CALGARY, Alberta (Reuters) - Canada and the energy-rich province of Alberta are finding that nothing stains an oil supplier's environmental image, or emboldens its critics, like several hundred dead ducks.
With 500 waterfowl killed in oily wastewater at the country's largest oil sands plant this week, government and industry now face a new struggle to convince the world they are not just paying lip service to cleaning up operations.
The stakes are high as a new administration takes power next year in the United States -- Canada's biggest market -- amid growing environmental concern among Americans.
"A duck covered in oil -- it's the new symbol of the province of Alberta," said Keith Brownsey, a political scientist at Mount Royal College in Calgary.
The image, flashed on televisions and computer screens all week, oversimplifies the environmental impact of the huge oil sands development and ignores what's being done to lessen it.
"But it's still a symbol and will be used to great effect," Brownsey said. "And it represents more than that: I don't think the province or the oil industry understands the depth of feeling about environmental issues such as this.

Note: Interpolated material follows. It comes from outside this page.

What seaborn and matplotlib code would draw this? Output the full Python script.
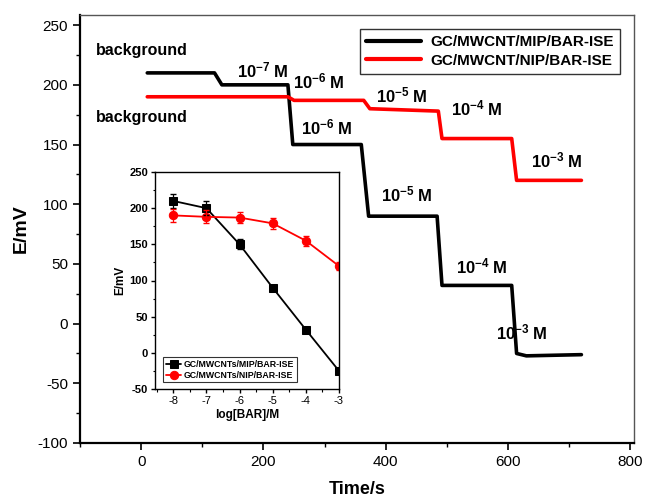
import matplotlib
matplotlib.use("Agg")
import matplotlib.pyplot as plt
import seaborn as sns
import pandas as pd
import numpy as np

# ---- main chart data (step traces) ----
mip_time = [10, 120, 132, 240, 248, 360, 372, 484, 492, 606, 614, 630, 720]
mip_emf = [210, 210, 200, 200, 150, 150, 90, 90, 32, 32, -25, -27, -26]
nip_time = [10, 240, 250, 364, 374, 486, 492, 606, 614, 720]
nip_emf = [190, 190, 187, 187, 180, 178, 155, 155, 120, 120]
series_names = ["GC/MWCNT/MIP/BAR-ISE", "GC/MWCNT/NIP/BAR-ISE"]

# ---- inset calibration data ----
log_conc = [-8, -7, -6, -5, -4, -3]
mip_cal = [210, 200, 150, 90, 32, -25]
mip_err = [10, 10, 7, 3, 3, 3]
nip_cal = [190, 188, 187, 179, 155, 120]
nip_err = [9, 9, 8, 8, 7, 5]
inset_names = ["GC/MWCNTs/MIP/BAR-ISE", "GC/MWCNTs/NIP/BAR-ISE"]

# ---- annotations ----
ann_text = [r"10$^{-7}$ M", r"10$^{-6}$ M", r"10$^{-6}$ M", r"10$^{-5}$ M",
            r"10$^{-5}$ M", r"10$^{-4}$ M", r"10$^{-4}$ M", r"10$^{-3}$ M", r"10$^{-3}$ M"]
ann_x = [199, 291, 304, 426, 434, 549, 557, 680, 623]
ann_y = [212, 203, 164, 191, 108, 180, 48, 137, -7]

sns.set_theme(style="ticks")
plt.rcParams["font.family"] = ["Liberation Sans", "DejaVu Sans"]
plt.rcParams["mathtext.fontset"] = "custom"
plt.rcParams["mathtext.rm"] = "Liberation Sans:bold"
plt.rcParams["mathtext.it"] = "Liberation Sans:bold"
plt.rcParams["mathtext.bf"] = "Liberation Sans:bold"
plt.rcParams["mathtext.default"] = "bf"
plt.rcParams["axes.unicode_minus"] = False
plt.rcParams["text.color"] = "black"
plt.rcParams["axes.labelcolor"] = "black"
plt.rcParams["xtick.color"] = "black"
plt.rcParams["ytick.color"] = "black"

fig = plt.figure(figsize=(6.49, 4.99), dpi=100)
ax = fig.add_axes([80/649, 1-443/499, (634-80)/649, (443-15)/499])

df = pd.concat([
    pd.DataFrame({"t": mip_time, "E": mip_emf, "s": series_names[0]}),
    pd.DataFrame({"t": nip_time, "E": nip_emf, "s": series_names[1]}),
])
sns.lineplot(data=df, x="t", y="E", hue="s", palette=["black", "red"],
             sort=False, estimator=None, lw=2.6, ax=ax)

ax.set_xlim(-100, 806)
ax.set_ylim(-100, 258.5)
ax.set_xticks(np.arange(0, 801, 200))
ax.set_xticks(np.arange(-100, 801, 100), minor=True)
ax.set_yticks(np.arange(-100, 251, 50))
ax.set_yticks(np.arange(-100, 251, 25), minor=True)
ax.tick_params(axis="both", which="major", labelsize=11, length=5, width=1.2, direction="out")
ax.tick_params(axis="both", which="minor", length=3, width=1.0, direction="out")
ax.tick_params(top=False, right=False)
for side in ["left", "bottom"]:
    ax.spines[side].set_linewidth(1.6)
    ax.spines[side].set_color("black")
for side in ["top", "right"]:
    ax.spines[side].set_visible(True)
    ax.spines[side].set_linewidth(1.0)
    ax.spines[side].set_color("#555555")
ax.set_xlabel("Time/s", fontsize=13, fontweight="bold", labelpad=9)
ax.set_ylabel("E/mV", fontsize=14, fontweight="bold", labelpad=6)

leg = ax.legend(loc="upper right", bbox_to_anchor=(0.988, 0.985), frameon=True,
                fancybox=False, edgecolor="black", handlelength=3.6,
                prop={"weight": "bold", "size": 11}, borderpad=0.4,
                labelspacing=0.3, handletextpad=0.6)
leg.get_frame().set_linewidth(1.0)
for line in leg.get_lines():
    line.set_linewidth(3)

ax.text(-74, 229, "background", fontsize=11.5, fontweight="bold", ha="left", va="center")
ax.text(-74, 173, "background", fontsize=11.5, fontweight="bold", ha="left", va="center")
for s, x, y in zip(ann_text, ann_x, ann_y):
    ax.text(x, y, s, fontsize=12, fontweight="bold", ha="center", va="center")

# ---- inset ----
ins = fig.add_axes([155/649, 1-389/499, (339-155)/649, (389-172)/499])
idf = pd.concat([
    pd.DataFrame({"x": log_conc, "E": mip_cal, "s": inset_names[0]}),
    pd.DataFrame({"x": log_conc, "E": nip_cal, "s": inset_names[1]}),
])
sns.lineplot(data=idf, x="x", y="E", hue="s", style="s", palette=["black", "red"],
             markers=["s", "o"], dashes=False, markersize=6, lw=1.3,
             markeredgecolor=None, estimator=None, ax=ins, clip_on=True)
ins.errorbar(log_conc, mip_cal, yerr=mip_err, fmt="none", ecolor="black", elinewidth=0.9, capsize=2)
ins.errorbar(log_conc, nip_cal, yerr=nip_err, fmt="none", ecolor="red", elinewidth=0.9, capsize=2)
ins.set_xlim(-8.55, -3.0)
ins.set_ylim(-50, 250)
ins.set_xticks(np.arange(-8, -2, 1))
ins.set_xticks(np.arange(-8.5, -2.9, 0.5), minor=True)
ins.set_yticks(np.arange(-50, 251, 50))
ins.set_yticks(np.arange(-50, 251, 25), minor=True)
ins.tick_params(axis="both", which="major", labelsize=8, length=3, width=1.0, direction="out", pad=2)
ins.tick_params(axis="both", which="minor", length=1.8, width=0.8, direction="out")
for lab in ins.get_yticklabels():
    lab.set_fontweight("bold")
for side in ins.spines.values():
    side.set_linewidth(1.0)
    side.set_color("black")
ins.set_xlabel("log[BAR]/M", fontsize=8.5, fontweight="bold", labelpad=2)
ins.set_ylabel("E/mV", fontsize=8.5, fontweight="bold", labelpad=2)
ileg = ins.legend(loc="lower left", bbox_to_anchor=(0.02, 0.01), frameon=True, fancybox=False,
                  edgecolor="black", prop={"weight": "bold", "size": 6.3},
                  borderpad=0.3, labelspacing=0.2, handlelength=1.8, handletextpad=0.3)
ileg.get_frame().set_linewidth(0.8)

fig.savefig("out.png", dpi=100)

They just don't grasp it."
In some ways, Canada's oil industry is a victim of its own success in selling the United States on the oil sands as a safe, reliable alternative to crude imports from OPEC producers as U.S. drivers face ever-rising pump prices.
Companies are pouring more than $100 billion into oil sands projects to nearly triple output to 3 million barrels a day by 2015. But with that has come intense scrutiny from environment groups and politicians about the impact on air, land, water native communities.